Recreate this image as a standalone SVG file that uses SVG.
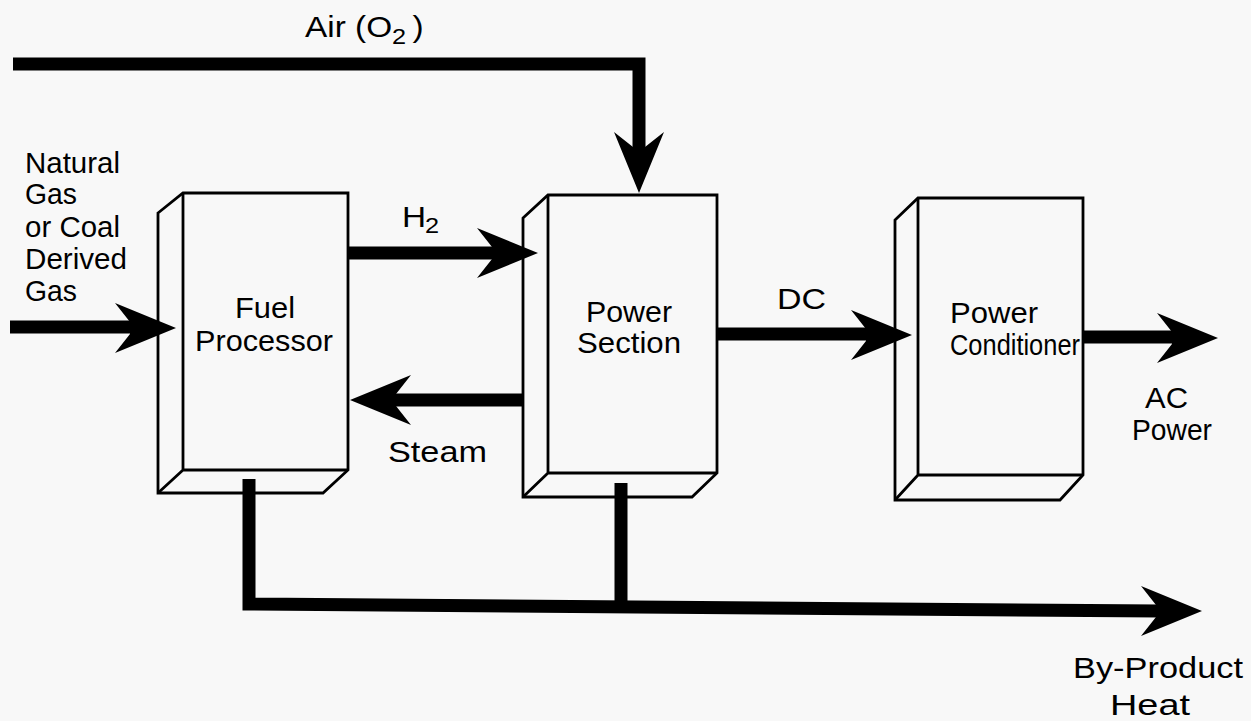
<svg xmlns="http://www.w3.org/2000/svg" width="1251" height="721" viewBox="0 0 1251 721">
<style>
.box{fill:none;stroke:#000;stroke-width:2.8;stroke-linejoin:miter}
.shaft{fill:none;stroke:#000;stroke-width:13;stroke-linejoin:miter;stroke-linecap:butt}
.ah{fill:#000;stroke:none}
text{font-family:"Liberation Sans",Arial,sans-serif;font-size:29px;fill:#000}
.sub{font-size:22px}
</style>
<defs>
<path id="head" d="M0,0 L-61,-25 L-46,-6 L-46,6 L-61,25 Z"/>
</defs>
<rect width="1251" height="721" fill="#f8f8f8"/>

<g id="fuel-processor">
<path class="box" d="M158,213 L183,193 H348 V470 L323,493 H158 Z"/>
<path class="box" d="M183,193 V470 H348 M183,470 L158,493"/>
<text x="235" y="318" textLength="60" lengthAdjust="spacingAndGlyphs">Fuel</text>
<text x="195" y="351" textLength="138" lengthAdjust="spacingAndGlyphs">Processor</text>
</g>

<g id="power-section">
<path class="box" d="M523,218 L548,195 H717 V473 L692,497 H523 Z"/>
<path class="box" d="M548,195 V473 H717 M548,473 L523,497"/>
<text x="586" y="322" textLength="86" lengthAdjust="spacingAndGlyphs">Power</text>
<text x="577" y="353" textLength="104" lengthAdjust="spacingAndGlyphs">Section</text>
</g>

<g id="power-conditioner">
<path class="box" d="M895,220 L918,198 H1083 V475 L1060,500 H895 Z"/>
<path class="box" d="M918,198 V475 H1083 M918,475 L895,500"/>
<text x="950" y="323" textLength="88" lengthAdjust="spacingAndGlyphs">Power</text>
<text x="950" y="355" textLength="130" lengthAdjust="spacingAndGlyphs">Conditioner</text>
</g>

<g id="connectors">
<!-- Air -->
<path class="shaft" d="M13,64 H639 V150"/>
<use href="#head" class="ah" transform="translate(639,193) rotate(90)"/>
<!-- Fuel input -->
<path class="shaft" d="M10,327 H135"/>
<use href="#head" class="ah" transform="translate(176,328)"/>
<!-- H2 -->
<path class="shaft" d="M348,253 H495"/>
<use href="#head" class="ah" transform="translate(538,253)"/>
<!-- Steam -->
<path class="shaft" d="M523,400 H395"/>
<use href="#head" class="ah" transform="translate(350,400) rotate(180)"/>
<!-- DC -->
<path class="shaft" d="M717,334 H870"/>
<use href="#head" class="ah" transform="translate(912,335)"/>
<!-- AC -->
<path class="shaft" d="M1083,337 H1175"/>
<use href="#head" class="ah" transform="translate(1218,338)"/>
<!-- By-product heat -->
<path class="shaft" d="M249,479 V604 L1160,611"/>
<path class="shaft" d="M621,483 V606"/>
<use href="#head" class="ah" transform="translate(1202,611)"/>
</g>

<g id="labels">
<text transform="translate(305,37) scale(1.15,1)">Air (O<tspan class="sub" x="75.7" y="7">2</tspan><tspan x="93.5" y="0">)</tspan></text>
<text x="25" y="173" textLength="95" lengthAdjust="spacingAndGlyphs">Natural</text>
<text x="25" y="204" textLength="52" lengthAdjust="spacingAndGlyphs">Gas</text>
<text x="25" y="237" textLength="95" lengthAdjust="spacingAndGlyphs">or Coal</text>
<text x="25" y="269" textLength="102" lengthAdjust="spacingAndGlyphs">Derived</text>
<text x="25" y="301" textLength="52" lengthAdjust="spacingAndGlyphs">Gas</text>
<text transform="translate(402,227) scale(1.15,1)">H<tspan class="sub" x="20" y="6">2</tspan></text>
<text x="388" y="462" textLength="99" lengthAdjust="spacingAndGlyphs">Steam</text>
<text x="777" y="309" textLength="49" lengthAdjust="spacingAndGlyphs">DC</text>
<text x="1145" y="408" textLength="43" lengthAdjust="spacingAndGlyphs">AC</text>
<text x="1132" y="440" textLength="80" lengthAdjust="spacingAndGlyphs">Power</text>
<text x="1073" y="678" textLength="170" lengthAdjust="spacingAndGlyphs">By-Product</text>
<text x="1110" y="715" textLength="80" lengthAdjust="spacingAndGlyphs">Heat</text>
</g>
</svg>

::::

Set task
Give all the lines above again, character for character, without pictures.

Result for this exercise
Recreate this image as a standalone SVG file that uses SVG.
<svg xmlns="http://www.w3.org/2000/svg" width="1251" height="721" viewBox="0 0 1251 721">
<style>
.box{fill:none;stroke:#000;stroke-width:2.8;stroke-linejoin:miter}
.shaft{fill:none;stroke:#000;stroke-width:13;stroke-linejoin:miter;stroke-linecap:butt}
.ah{fill:#000;stroke:none}
text{font-family:"Liberation Sans",Arial,sans-serif;font-size:29px;fill:#000}
.sub{font-size:22px}
</style>
<defs>
<path id="head" d="M0,0 L-61,-25 L-46,-6 L-46,6 L-61,25 Z"/>
</defs>
<rect width="1251" height="721" fill="#f8f8f8"/>

<g id="fuel-processor">
<path class="box" d="M158,213 L183,193 H348 V470 L323,493 H158 Z"/>
<path class="box" d="M183,193 V470 H348 M183,470 L158,493"/>
<text x="235" y="318" textLength="60" lengthAdjust="spacingAndGlyphs">Fuel</text>
<text x="195" y="351" textLength="138" lengthAdjust="spacingAndGlyphs">Processor</text>
</g>

<g id="power-section">
<path class="box" d="M523,218 L548,195 H717 V473 L692,497 H523 Z"/>
<path class="box" d="M548,195 V473 H717 M548,473 L523,497"/>
<text x="586" y="322" textLength="86" lengthAdjust="spacingAndGlyphs">Power</text>
<text x="577" y="353" textLength="104" lengthAdjust="spacingAndGlyphs">Section</text>
</g>

<g id="power-conditioner">
<path class="box" d="M895,220 L918,198 H1083 V475 L1060,500 H895 Z"/>
<path class="box" d="M918,198 V475 H1083 M918,475 L895,500"/>
<text x="950" y="323" textLength="88" lengthAdjust="spacingAndGlyphs">Power</text>
<text x="950" y="355" textLength="130" lengthAdjust="spacingAndGlyphs">Conditioner</text>
</g>

<g id="connectors">
<!-- Air -->
<path class="shaft" d="M13,64 H639 V150"/>
<use href="#head" class="ah" transform="translate(639,193) rotate(90)"/>
<!-- Fuel input -->
<path class="shaft" d="M10,327 H135"/>
<use href="#head" class="ah" transform="translate(176,328)"/>
<!-- H2 -->
<path class="shaft" d="M348,253 H495"/>
<use href="#head" class="ah" transform="translate(538,253)"/>
<!-- Steam -->
<path class="shaft" d="M523,400 H395"/>
<use href="#head" class="ah" transform="translate(350,400) rotate(180)"/>
<!-- DC -->
<path class="shaft" d="M717,334 H870"/>
<use href="#head" class="ah" transform="translate(912,335)"/>
<!-- AC -->
<path class="shaft" d="M1083,337 H1175"/>
<use href="#head" class="ah" transform="translate(1218,338)"/>
<!-- By-product heat -->
<path class="shaft" d="M249,479 V604 L1160,611"/>
<path class="shaft" d="M621,483 V606"/>
<use href="#head" class="ah" transform="translate(1202,611)"/>
</g>

<g id="labels">
<text transform="translate(305,37) scale(1.15,1)">Air (O<tspan class="sub" x="75.7" y="7">2</tspan><tspan x="93.5" y="0">)</tspan></text>
<text x="25" y="173" textLength="95" lengthAdjust="spacingAndGlyphs">Natural</text>
<text x="25" y="204" textLength="52" lengthAdjust="spacingAndGlyphs">Gas</text>
<text x="25" y="237" textLength="95" lengthAdjust="spacingAndGlyphs">or Coal</text>
<text x="25" y="269" textLength="102" lengthAdjust="spacingAndGlyphs">Derived</text>
<text x="25" y="301" textLength="52" lengthAdjust="spacingAndGlyphs">Gas</text>
<text transform="translate(402,227) scale(1.15,1)">H<tspan class="sub" x="20" y="6">2</tspan></text>
<text x="388" y="462" textLength="99" lengthAdjust="spacingAndGlyphs">Steam</text>
<text x="777" y="309" textLength="49" lengthAdjust="spacingAndGlyphs">DC</text>
<text x="1145" y="408" textLength="43" lengthAdjust="spacingAndGlyphs">AC</text>
<text x="1132" y="440" textLength="80" lengthAdjust="spacingAndGlyphs">Power</text>
<text x="1073" y="678" textLength="170" lengthAdjust="spacingAndGlyphs">By-Product</text>
<text x="1110" y="715" textLength="80" lengthAdjust="spacingAndGlyphs">Heat</text>
</g>
</svg>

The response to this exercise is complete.